In women with severe obesity, a short-term hypocaloric intervention appears to partially alter the DNA methylation pattern, a recent study has found.
Researchers enrolled 11 women (mean age, 36.9±10.3 years) who were morbidly obese, with an average body mass index of 58.5±10.5 kg/m2. Participants were made to undergo 6 weeks of hypocaloric dietary intervention. DNA samples were extracted from peripheral blood leukocytes, and genome-wide DNA methylation analysis was performed before and after the intervention.
Compared against 24 normal-weight controls, women who were obese at baseline had 1,324 CpG sites related to 953 unique genes.
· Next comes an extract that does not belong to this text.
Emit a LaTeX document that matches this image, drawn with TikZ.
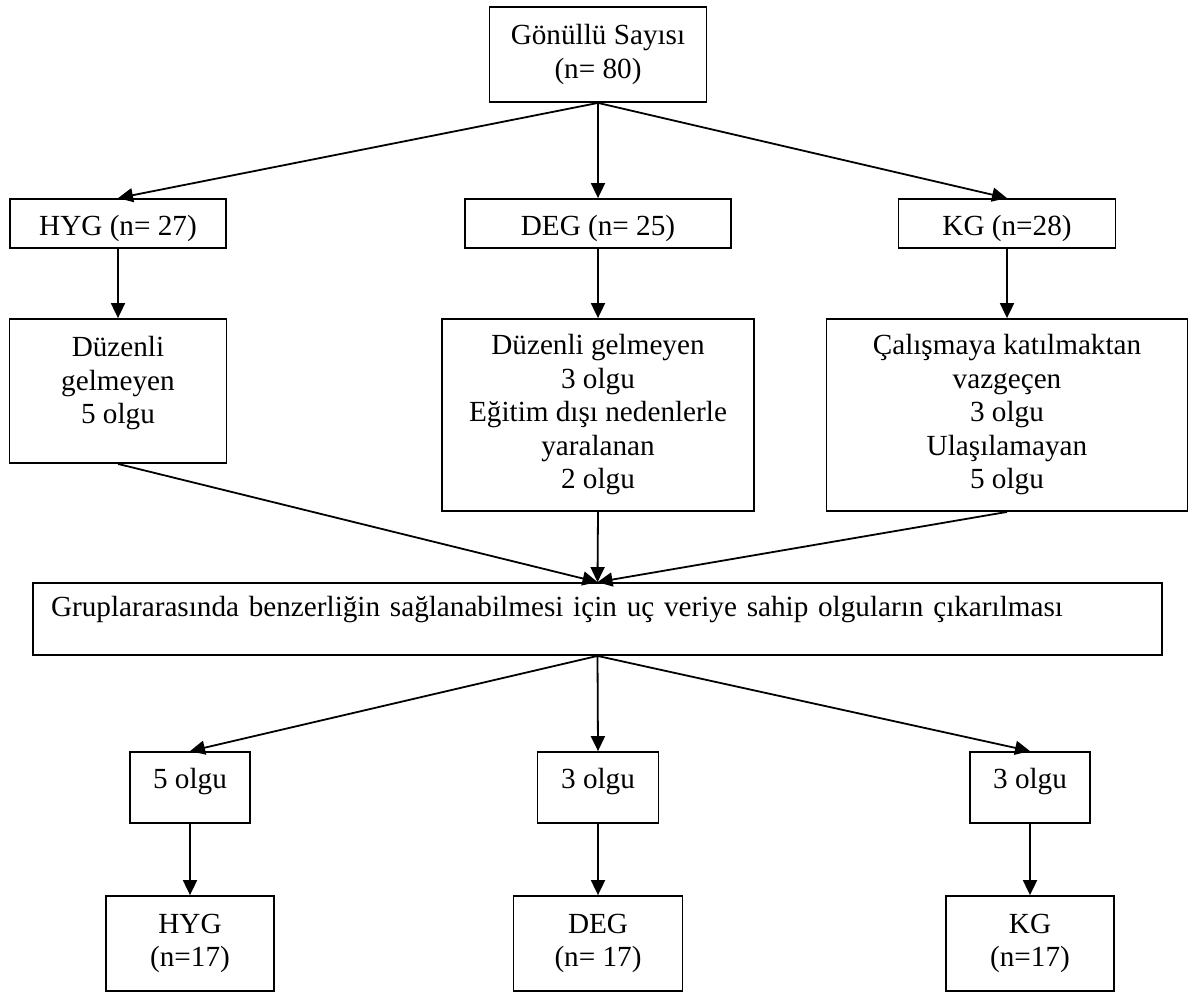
\documentclass[tikz,border=0pt]{standalone}
\usepackage{fontspec}
\setmainfont{Liberation Serif}
\usetikzlibrary{arrows.meta}
\begin{document}
\begin{tikzpicture}[x=0.5pt,y=-0.5pt,
  box/.style={draw,line width=0.9pt,align=center,inner sep=0pt,
    font=\fontsize{14.6pt}{16.75pt}\selectfont},
  ok/.style={-{Triangle[length=7.5pt,width=7pt]},line width=0.9pt}]
\useasboundingbox (0,0) rectangle (1193,992);
% gonullu
\node[box,minimum width=108.5pt,minimum height=47.5pt] (gonullu) at (598,54.5) {Gönüllü Sayısı\\(n= 80)};
% gruplar
\node[box,minimum width=108pt,minimum height=24.5pt,text height=15pt,text depth=3pt] (hyg) at (118,223.5) {HYG (n= 27)};
\node[box,minimum width=133pt,minimum height=24.5pt,text height=15pt,text depth=3pt] (deg) at (598,223.5) {DEG (n= 25)};
\node[box,minimum width=108.5pt,minimum height=24.5pt,text height=15pt,text depth=3pt] (kg) at (1007,223.5) {KG (n=28)};
% ayrilanlar
\node[box,minimum width=108.5pt,minimum height=72pt,text depth=10.7pt] (hygcik) at (118,391) {Düzenli\\gelmeyen\\5 olgu};
\node[box,minimum width=156pt,minimum height=96pt] (degcik) at (598,415) {Düzenli gelmeyen\\3 olgu\\Eğitim dışı nedenlerle\\yaralanan\\2 olgu};
\node[box,minimum width=180.5pt,minimum height=96pt] (kgcik) at (1007,415) {Çalışmaya katılmaktan\\vazgeçen\\3 olgu\\Ulaşılamayan\\5 olgu};
% uc veri
\node[box,minimum width=564.5pt,minimum height=36pt,text width=546.5pt,align=left,text height=10pt,text depth=13pt] (secim) at (597.5,619) {Gruplararasında benzerliğin sağlanabilmesi için uç veriye sahip olguların çıkarılması};
\node[box,minimum width=60pt,minimum height=35.5pt,text height=10pt,text depth=9.5pt] (hyguc) at (190,787.5) {5 olgu};
\node[box,minimum width=60.5pt,minimum height=35.5pt,text height=10pt,text depth=9.5pt] (deguc) at (598,787.5) {3 olgu};
\node[box,minimum width=60pt,minimum height=35.5pt,text height=10pt,text depth=9.5pt] (kguc) at (1030,787.5) {3 olgu};
% son
\node[box,minimum width=84pt,minimum height=47.5pt] (hygson) at (190,943.5) {HYG\\(n=17)};
\node[box,minimum width=84.5pt,minimum height=47.5pt] (degson) at (598,943.5) {DEG\\(n= 17)};
\node[box,minimum width=84pt,minimum height=47.5pt] (kgson) at (1030,943.5) {KG\\(n=17)};

\foreach \g in {hyg,deg,kg} {
  \draw[ok] (gonullu.south) -- (\g.north);
  \draw[ok] (\g.south) -- (\g cik.north);
  \draw[ok] (\g cik.south) -- (secim.north);
  \draw[ok] (secim.south) -- (\g uc.north);
  \draw[ok] (\g uc.south) -- (\g son.north);
}
\end{tikzpicture}
\end{document}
Most of the differentially methylated CpG sites (GMCpGs) were hypermethylated in controls relative to obese participants, such that methylation was 11.6-percent higher in controls.
After the dietary intervention, methylation at 16,064 CpG sites were altered, with differences ranging from 10 percent to 35.1 percent. Most DMCpG sites saw an average methylation drop of around 16 percent following the hypocaloric intervention. Notably, genes involved in the Rap1, Ras, and mitogen-activated protein kinase pathways became hypomethylated.
A total of 78,596 DMCpGs were detected when controls were compared with obese participants after the intervention; most (n=62,402) occurred in controls. Hypermethylated sites were related to 8,245 unique genes, several of which were mapped to cancer-related signaling pathways.
“Importantly, the reversion of obesity-related DNA methylation patterns was partial following the intervention. This partial reversion opens a new avenue to explore the clinical implications of the specific modifications in the epigenetic marks reported in this study for the aetiology and management of obesity,” the researchers said.